/---

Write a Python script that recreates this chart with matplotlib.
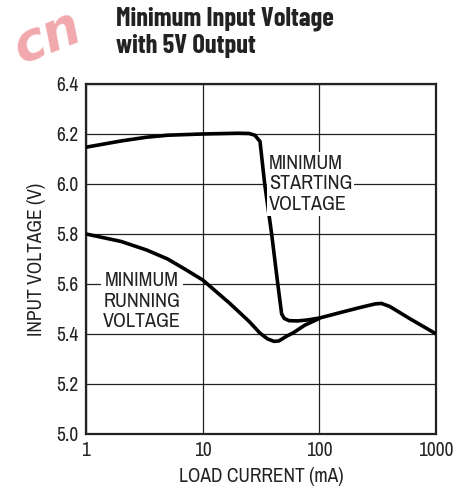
import matplotlib.pyplot as plt

plt.rcParams['font.family'] = ['Archivo Narrow', 'DejaVu Sans']

# values (load current in mA, input voltage in V)
start_current = [1, 2, 3.3, 5, 10, 20, 25, 28, 31, 34, 39, 44, 47.5, 50, 55, 65,
                 80, 101, 150, 220, 300, 340, 400, 600, 1000]
start_voltage = [6.147, 6.172, 6.187, 6.195, 6.200, 6.203, 6.202, 6.195, 6.17, 6.0,
                 5.8, 5.6, 5.48, 5.462, 5.453, 5.452, 5.456, 5.464, 5.485, 5.505,
                 5.52, 5.522, 5.51, 5.46, 5.40]
run_current = [1, 2, 3.3, 5, 7, 10, 17, 25, 31, 36, 41, 45, 52, 60, 75, 101]
run_voltage = [5.80, 5.77, 5.736, 5.70, 5.66, 5.616, 5.523, 5.45, 5.403, 5.38,
               5.37, 5.372, 5.39, 5.405, 5.435, 5.463]

x_ticks = [1, 10, 100, 1000]
x_tick_labels = ['1', '10', '100', '1000']
y_ticks = [5.0, 5.2, 5.4, 5.6, 5.8, 6.0, 6.2, 6.4]

fig = plt.figure(figsize=(4.72, 4.97), dpi=100)
ax = fig.add_axes([0.182, 0.127, 0.742, 0.704])

ax.plot(start_current, start_voltage, color='black', lw=2.6, solid_capstyle='butt', zorder=3)
ax.plot(run_current, run_voltage, color='black', lw=2.6, solid_capstyle='butt', zorder=3)

ax.set_xscale('log')
ax.set_xlim(1, 1000)
ax.set_ylim(5.0, 6.4)
ax.set_xticks(x_ticks)
ax.set_xticklabels(x_tick_labels)
ax.minorticks_off()
ax.set_yticks(y_ticks)
ax.set_yticklabels([f'{v:.1f}' for v in y_ticks])
ax.tick_params(labelsize=14, length=0, pad=5, colors='#222222')
ax.grid(True, color='#222222', lw=0.9)
for s in ax.spines.values():
    s.set_linewidth(1.6)
    s.set_color('#222222')

ax.set_xlabel('LOAD CURRENT (mA)', fontsize=14, color='#222222', labelpad=5)
ax.set_ylabel('INPUT VOLTAGE (V)', fontsize=14, color='#222222', labelpad=8)

box = dict(facecolor='white', edgecolor='none', pad=1.5)
ax.text(37, 6.0, 'MINIMUM\nSTARTING\nVOLTAGE', fontsize=14.5, ha='left', va='center',
        linespacing=1.1, bbox=box, zorder=4, color='#222222')
ax.text(3.0, 5.53, 'MINIMUM\nRUNNING\nVOLTAGE', fontsize=14.5, ha='center', va='center',
        linespacing=1.1, bbox=box, zorder=2, color='#222222')

fig.text(0.246, 0.962, 'Minimum Input Voltage', fontsize=19, fontweight='bold',
         family='Barlow Condensed', ha='left', va='center', color='#222222')
fig.text(0.246, 0.908, 'with 5V Output', fontsize=19, fontweight='bold',
         family='Barlow Condensed', ha='left', va='center', color='#222222')
# faint watermark in the top-left corner
fig.text(0.012, 0.925, 'cn', fontsize=38, fontweight='bold', style='italic',
         family='DejaVu Sans', color='#e0404a', alpha=0.45, rotation=22,
         ha='left', va='center')

fig.savefig('out.png', dpi=100)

\---

● **EXERCISE DETAILS**
Repeat the listing verbatim. Skip the pictures.

● **RESPONSE TO THIS TASK**
Write a Python script that recreates this chart with matplotlib.
import matplotlib.pyplot as plt

plt.rcParams['font.family'] = ['Archivo Narrow', 'DejaVu Sans']

# values (load current in mA, input voltage in V)
start_current = [1, 2, 3.3, 5, 10, 20, 25, 28, 31, 34, 39, 44, 47.5, 50, 55, 65,
                 80, 101, 150, 220, 300, 340, 400, 600, 1000]
start_voltage = [6.147, 6.172, 6.187, 6.195, 6.200, 6.203, 6.202, 6.195, 6.17, 6.0,
                 5.8, 5.6, 5.48, 5.462, 5.453, 5.452, 5.456, 5.464, 5.485, 5.505,
                 5.52, 5.522, 5.51, 5.46, 5.40]
run_current = [1, 2, 3.3, 5, 7, 10, 17, 25, 31, 36, 41, 45, 52, 60, 75, 101]
run_voltage = [5.80, 5.77, 5.736, 5.70, 5.66, 5.616, 5.523, 5.45, 5.403, 5.38,
               5.37, 5.372, 5.39, 5.405, 5.435, 5.463]

x_ticks = [1, 10, 100, 1000]
x_tick_labels = ['1', '10', '100', '1000']
y_ticks = [5.0, 5.2, 5.4, 5.6, 5.8, 6.0, 6.2, 6.4]

fig = plt.figure(figsize=(4.72, 4.97), dpi=100)
ax = fig.add_axes([0.182, 0.127, 0.742, 0.704])

ax.plot(start_current, start_voltage, color='black', lw=2.6, solid_capstyle='butt', zorder=3)
ax.plot(run_current, run_voltage, color='black', lw=2.6, solid_capstyle='butt', zorder=3)

ax.set_xscale('log')
ax.set_xlim(1, 1000)
ax.set_ylim(5.0, 6.4)
ax.set_xticks(x_ticks)
ax.set_xticklabels(x_tick_labels)
ax.minorticks_off()
ax.set_yticks(y_ticks)
ax.set_yticklabels([f'{v:.1f}' for v in y_ticks])
ax.tick_params(labelsize=14, length=0, pad=5, colors='#222222')
ax.grid(True, color='#222222', lw=0.9)
for s in ax.spines.values():
    s.set_linewidth(1.6)
    s.set_color('#222222')

ax.set_xlabel('LOAD CURRENT (mA)', fontsize=14, color='#222222', labelpad=5)
ax.set_ylabel('INPUT VOLTAGE (V)', fontsize=14, color='#222222', labelpad=8)

box = dict(facecolor='white', edgecolor='none', pad=1.5)
ax.text(37, 6.0, 'MINIMUM\nSTARTING\nVOLTAGE', fontsize=14.5, ha='left', va='center',
        linespacing=1.1, bbox=box, zorder=4, color='#222222')
ax.text(3.0, 5.53, 'MINIMUM\nRUNNING\nVOLTAGE', fontsize=14.5, ha='center', va='center',
        linespacing=1.1, bbox=box, zorder=2, color='#222222')

fig.text(0.246, 0.962, 'Minimum Input Voltage', fontsize=19, fontweight='bold',
         family='Barlow Condensed', ha='left', va='center', color='#222222')
fig.text(0.246, 0.908, 'with 5V Output', fontsize=19, fontweight='bold',
         family='Barlow Condensed', ha='left', va='center', color='#222222')
# faint watermark in the top-left corner
fig.text(0.012, 0.925, 'cn', fontsize=38, fontweight='bold', style='italic',
         family='DejaVu Sans', color='#e0404a', alpha=0.45, rotation=22,
         ha='left', va='center')

fig.savefig('out.png', dpi=100)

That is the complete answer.